I think what we need is to develop eyes for the kind of perfect that is in line with God's love and God's will and God's wisdom - the things that we are told are perfect - but we have to develop a heart for goodness, or in the case of a life being lived, I think we can call it 'fruitfulness.'

Think about any plant that produces anything - flowers, fruits, nuts, whatever. There aren't any two that are the same. No two apples are just alike. No two flowers are perfectly identical. No two trees, even if you planted them from the seeds of the same fruit, will grow up to be exactly alike. Because nature doesn't work this way. Trees, bushes, flowers, grasses, they don't think about being 'perfect;' they think about being fruitful. They do whatever they can, and whatever they have to, to bear fruit into this world. 

That's how we get all these really neat-looking root systems. On my walks with my dog in the morning, I see tree roots that have grown around full in a circle and gone back toward the place where they began because they hit pavement and ran out of room to grow in their first direction. I've seen flowers bloom out of cracks in the curb because that's the place that was open for them to spread. It's easy to look at something like this and think that these living things have only their survival on their mind, that they'd do whatever they had to just to survive, but that's not it. The tree is not satisfied just to be a tree; it wants to bear fruit. The flower is not happy just to be a stem; it wants to blossom. All of creation is wired for this kind of fruitfulness. So are we. 

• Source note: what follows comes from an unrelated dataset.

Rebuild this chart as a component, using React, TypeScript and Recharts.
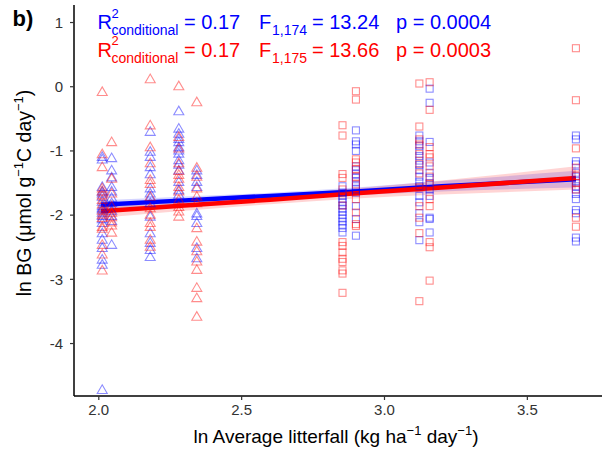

And that's what growth - good, holy, God-pleasing growth - is about. It's not about achieving perfection; God knows we'll never get there. It's about pushing through toward fruitfulness, toward finding new ways to mature into bringing beauty and nourishment into this world. It's about showing more of the colors and nutrients that God has put in you to display. It's about constantly finding a way to push through and blossom. 

Most of us wait until we have our stem just right before we dare to bloom, but Godward growth is about blooming anyway. It's about taking that risk and putting it out there and letting it be shaped , even by this broken world. 

Which is part of the beauty of it all, too. From a distance, the fruitful plant looks spectacular, but when you get down right next to it, you see all the ways this broken world is eating at it. You see all the little bugs crawling around, all the sun-scorched spots, all the dried-up leaves. You see every way this world is getting to it, and yet, it doesn't let those things stop its fruitfulness. Not when it has become mature. 

This is growth. This is what God desires from us. That we would have eyes for what is perfect, yes, so that we see His wisdom and will and love in everything. But that we would also set our hearts on fruitfulness because we're growing in a broken world where perfect isn't plausible, but goodness absolutely is.